▶ Task details:
Without the pictures, print the lines running from the beginning of the material to the line containing "8.1, 6.6, 7.6, 6.9, 6.2, 7.1, 8.3, 6.8, 7.9]", both ends included.
++++++
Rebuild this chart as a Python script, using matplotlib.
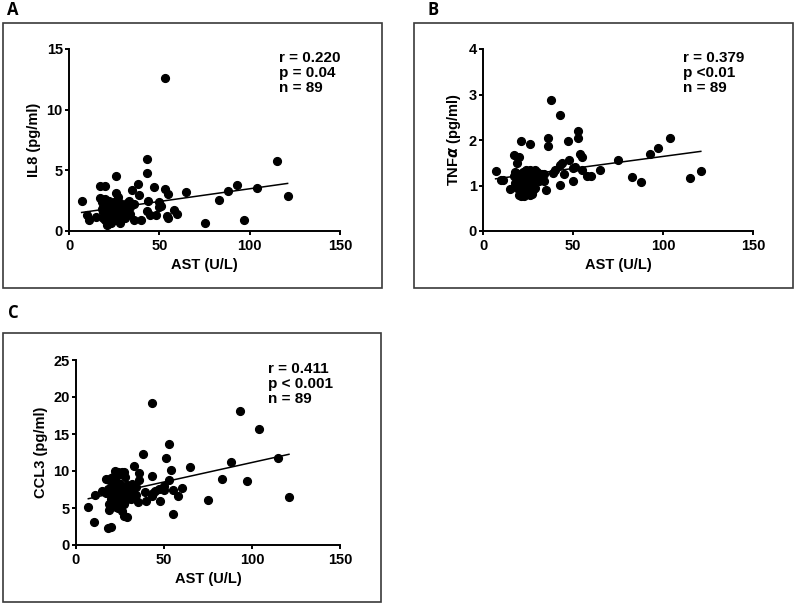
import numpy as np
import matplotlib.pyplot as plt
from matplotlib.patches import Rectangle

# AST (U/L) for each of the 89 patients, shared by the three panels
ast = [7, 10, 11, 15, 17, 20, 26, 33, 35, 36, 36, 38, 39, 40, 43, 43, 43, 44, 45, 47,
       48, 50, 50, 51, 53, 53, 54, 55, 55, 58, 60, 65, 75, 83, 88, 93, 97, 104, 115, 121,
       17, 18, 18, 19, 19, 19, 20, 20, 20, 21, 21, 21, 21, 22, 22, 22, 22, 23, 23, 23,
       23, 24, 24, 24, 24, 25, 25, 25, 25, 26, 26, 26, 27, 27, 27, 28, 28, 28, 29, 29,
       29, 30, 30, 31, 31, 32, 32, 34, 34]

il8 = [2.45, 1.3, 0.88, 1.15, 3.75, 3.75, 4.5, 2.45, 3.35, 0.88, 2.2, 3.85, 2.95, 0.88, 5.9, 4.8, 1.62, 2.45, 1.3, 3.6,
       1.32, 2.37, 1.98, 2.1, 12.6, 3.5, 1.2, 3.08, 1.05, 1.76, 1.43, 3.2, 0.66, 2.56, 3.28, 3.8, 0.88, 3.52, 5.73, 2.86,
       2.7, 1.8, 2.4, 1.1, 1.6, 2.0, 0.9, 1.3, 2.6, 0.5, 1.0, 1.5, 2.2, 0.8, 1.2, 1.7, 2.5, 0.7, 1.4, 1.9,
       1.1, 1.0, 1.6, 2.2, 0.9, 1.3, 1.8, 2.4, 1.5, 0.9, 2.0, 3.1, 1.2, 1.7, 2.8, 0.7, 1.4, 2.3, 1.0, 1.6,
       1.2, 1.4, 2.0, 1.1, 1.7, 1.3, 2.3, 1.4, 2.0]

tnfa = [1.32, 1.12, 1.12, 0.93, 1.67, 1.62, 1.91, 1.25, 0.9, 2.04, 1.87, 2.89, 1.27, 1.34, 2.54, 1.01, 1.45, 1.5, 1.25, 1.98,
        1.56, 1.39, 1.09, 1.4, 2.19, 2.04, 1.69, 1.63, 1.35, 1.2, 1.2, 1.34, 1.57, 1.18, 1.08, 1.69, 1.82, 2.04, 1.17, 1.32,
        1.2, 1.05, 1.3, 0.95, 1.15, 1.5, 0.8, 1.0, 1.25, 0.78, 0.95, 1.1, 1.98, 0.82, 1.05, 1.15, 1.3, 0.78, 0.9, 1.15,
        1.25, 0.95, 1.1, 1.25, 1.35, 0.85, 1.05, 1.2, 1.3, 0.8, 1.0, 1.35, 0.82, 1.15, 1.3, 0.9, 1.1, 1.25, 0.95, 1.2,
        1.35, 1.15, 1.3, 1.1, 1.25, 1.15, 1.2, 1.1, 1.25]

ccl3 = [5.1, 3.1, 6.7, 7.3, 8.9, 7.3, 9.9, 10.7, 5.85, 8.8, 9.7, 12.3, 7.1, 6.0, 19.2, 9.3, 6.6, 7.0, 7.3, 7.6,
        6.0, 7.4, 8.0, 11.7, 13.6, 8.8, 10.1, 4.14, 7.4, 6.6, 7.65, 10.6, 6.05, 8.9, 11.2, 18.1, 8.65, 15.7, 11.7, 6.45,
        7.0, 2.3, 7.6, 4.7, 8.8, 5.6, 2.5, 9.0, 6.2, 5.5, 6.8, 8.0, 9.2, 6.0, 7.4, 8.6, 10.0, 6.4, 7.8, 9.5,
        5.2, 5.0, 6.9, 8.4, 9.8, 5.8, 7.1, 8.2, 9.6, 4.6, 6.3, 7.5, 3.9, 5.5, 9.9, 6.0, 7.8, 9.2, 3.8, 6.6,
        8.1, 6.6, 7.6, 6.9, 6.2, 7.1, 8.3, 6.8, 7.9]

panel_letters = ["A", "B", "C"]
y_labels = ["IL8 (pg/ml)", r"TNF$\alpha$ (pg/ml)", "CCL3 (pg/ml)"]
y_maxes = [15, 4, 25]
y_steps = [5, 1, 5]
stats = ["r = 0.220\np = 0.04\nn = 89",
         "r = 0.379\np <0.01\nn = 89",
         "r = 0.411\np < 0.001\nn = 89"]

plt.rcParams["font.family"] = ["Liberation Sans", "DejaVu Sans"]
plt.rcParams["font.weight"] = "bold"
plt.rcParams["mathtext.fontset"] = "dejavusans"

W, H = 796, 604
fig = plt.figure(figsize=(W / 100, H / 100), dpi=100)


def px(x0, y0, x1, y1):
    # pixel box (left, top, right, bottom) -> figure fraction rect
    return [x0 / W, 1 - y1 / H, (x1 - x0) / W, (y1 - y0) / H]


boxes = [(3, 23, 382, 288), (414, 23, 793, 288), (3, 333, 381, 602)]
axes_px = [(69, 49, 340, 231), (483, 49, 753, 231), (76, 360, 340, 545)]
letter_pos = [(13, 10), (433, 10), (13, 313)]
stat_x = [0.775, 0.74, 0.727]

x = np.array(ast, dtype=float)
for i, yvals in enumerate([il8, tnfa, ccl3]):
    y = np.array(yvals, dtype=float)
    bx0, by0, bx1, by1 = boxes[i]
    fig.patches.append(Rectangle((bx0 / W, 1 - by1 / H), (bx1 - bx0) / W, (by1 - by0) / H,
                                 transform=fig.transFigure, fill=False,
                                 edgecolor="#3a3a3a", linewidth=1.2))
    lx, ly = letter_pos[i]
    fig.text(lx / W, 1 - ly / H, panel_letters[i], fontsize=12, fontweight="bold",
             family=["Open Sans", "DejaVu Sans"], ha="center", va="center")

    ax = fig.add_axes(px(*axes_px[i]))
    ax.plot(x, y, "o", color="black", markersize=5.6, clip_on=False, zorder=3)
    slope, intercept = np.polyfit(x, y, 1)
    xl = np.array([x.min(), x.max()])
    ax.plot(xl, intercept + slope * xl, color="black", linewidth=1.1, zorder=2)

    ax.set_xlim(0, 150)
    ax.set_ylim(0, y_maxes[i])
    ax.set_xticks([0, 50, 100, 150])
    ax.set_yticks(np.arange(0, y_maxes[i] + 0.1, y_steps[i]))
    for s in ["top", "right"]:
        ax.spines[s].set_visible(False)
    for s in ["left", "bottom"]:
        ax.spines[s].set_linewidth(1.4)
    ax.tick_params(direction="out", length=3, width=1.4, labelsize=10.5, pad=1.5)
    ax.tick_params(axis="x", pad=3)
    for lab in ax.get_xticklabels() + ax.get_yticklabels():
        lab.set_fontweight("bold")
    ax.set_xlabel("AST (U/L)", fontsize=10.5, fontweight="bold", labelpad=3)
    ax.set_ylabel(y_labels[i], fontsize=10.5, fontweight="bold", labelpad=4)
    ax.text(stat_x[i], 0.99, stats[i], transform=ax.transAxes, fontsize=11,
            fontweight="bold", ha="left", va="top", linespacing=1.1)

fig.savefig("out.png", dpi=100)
++++++
▶ Correct result:
Rebuild this chart as a Python script, using matplotlib.
import numpy as np
import matplotlib.pyplot as plt
from matplotlib.patches import Rectangle

# AST (U/L) for each of the 89 patients, shared by the three panels
ast = [7, 10, 11, 15, 17, 20, 26, 33, 35, 36, 36, 38, 39, 40, 43, 43, 43, 44, 45, 47,
       48, 50, 50, 51, 53, 53, 54, 55, 55, 58, 60, 65, 75, 83, 88, 93, 97, 104, 115, 121,
       17, 18, 18, 19, 19, 19, 20, 20, 20, 21, 21, 21, 21, 22, 22, 22, 22, 23, 23, 23,
       23, 24, 24, 24, 24, 25, 25, 25, 25, 26, 26, 26, 27, 27, 27, 28, 28, 28, 29, 29,
       29, 30, 30, 31, 31, 32, 32, 34, 34]

il8 = [2.45, 1.3, 0.88, 1.15, 3.75, 3.75, 4.5, 2.45, 3.35, 0.88, 2.2, 3.85, 2.95, 0.88, 5.9, 4.8, 1.62, 2.45, 1.3, 3.6,
       1.32, 2.37, 1.98, 2.1, 12.6, 3.5, 1.2, 3.08, 1.05, 1.76, 1.43, 3.2, 0.66, 2.56, 3.28, 3.8, 0.88, 3.52, 5.73, 2.86,
       2.7, 1.8, 2.4, 1.1, 1.6, 2.0, 0.9, 1.3, 2.6, 0.5, 1.0, 1.5, 2.2, 0.8, 1.2, 1.7, 2.5, 0.7, 1.4, 1.9,
       1.1, 1.0, 1.6, 2.2, 0.9, 1.3, 1.8, 2.4, 1.5, 0.9, 2.0, 3.1, 1.2, 1.7, 2.8, 0.7, 1.4, 2.3, 1.0, 1.6,
       1.2, 1.4, 2.0, 1.1, 1.7, 1.3, 2.3, 1.4, 2.0]

tnfa = [1.32, 1.12, 1.12, 0.93, 1.67, 1.62, 1.91, 1.25, 0.9, 2.04, 1.87, 2.89, 1.27, 1.34, 2.54, 1.01, 1.45, 1.5, 1.25, 1.98,
        1.56, 1.39, 1.09, 1.4, 2.19, 2.04, 1.69, 1.63, 1.35, 1.2, 1.2, 1.34, 1.57, 1.18, 1.08, 1.69, 1.82, 2.04, 1.17, 1.32,
        1.2, 1.05, 1.3, 0.95, 1.15, 1.5, 0.8, 1.0, 1.25, 0.78, 0.95, 1.1, 1.98, 0.82, 1.05, 1.15, 1.3, 0.78, 0.9, 1.15,
        1.25, 0.95, 1.1, 1.25, 1.35, 0.85, 1.05, 1.2, 1.3, 0.8, 1.0, 1.35, 0.82, 1.15, 1.3, 0.9, 1.1, 1.25, 0.95, 1.2,
        1.35, 1.15, 1.3, 1.1, 1.25, 1.15, 1.2, 1.1, 1.25]

ccl3 = [5.1, 3.1, 6.7, 7.3, 8.9, 7.3, 9.9, 10.7, 5.85, 8.8, 9.7, 12.3, 7.1, 6.0, 19.2, 9.3, 6.6, 7.0, 7.3, 7.6,
        6.0, 7.4, 8.0, 11.7, 13.6, 8.8, 10.1, 4.14, 7.4, 6.6, 7.65, 10.6, 6.05, 8.9, 11.2, 18.1, 8.65, 15.7, 11.7, 6.45,
        7.0, 2.3, 7.6, 4.7, 8.8, 5.6, 2.5, 9.0, 6.2, 5.5, 6.8, 8.0, 9.2, 6.0, 7.4, 8.6, 10.0, 6.4, 7.8, 9.5,
        5.2, 5.0, 6.9, 8.4, 9.8, 5.8, 7.1, 8.2, 9.6, 4.6, 6.3, 7.5, 3.9, 5.5, 9.9, 6.0, 7.8, 9.2, 3.8, 6.6,
        8.1, 6.6, 7.6, 6.9, 6.2, 7.1, 8.3, 6.8, 7.9]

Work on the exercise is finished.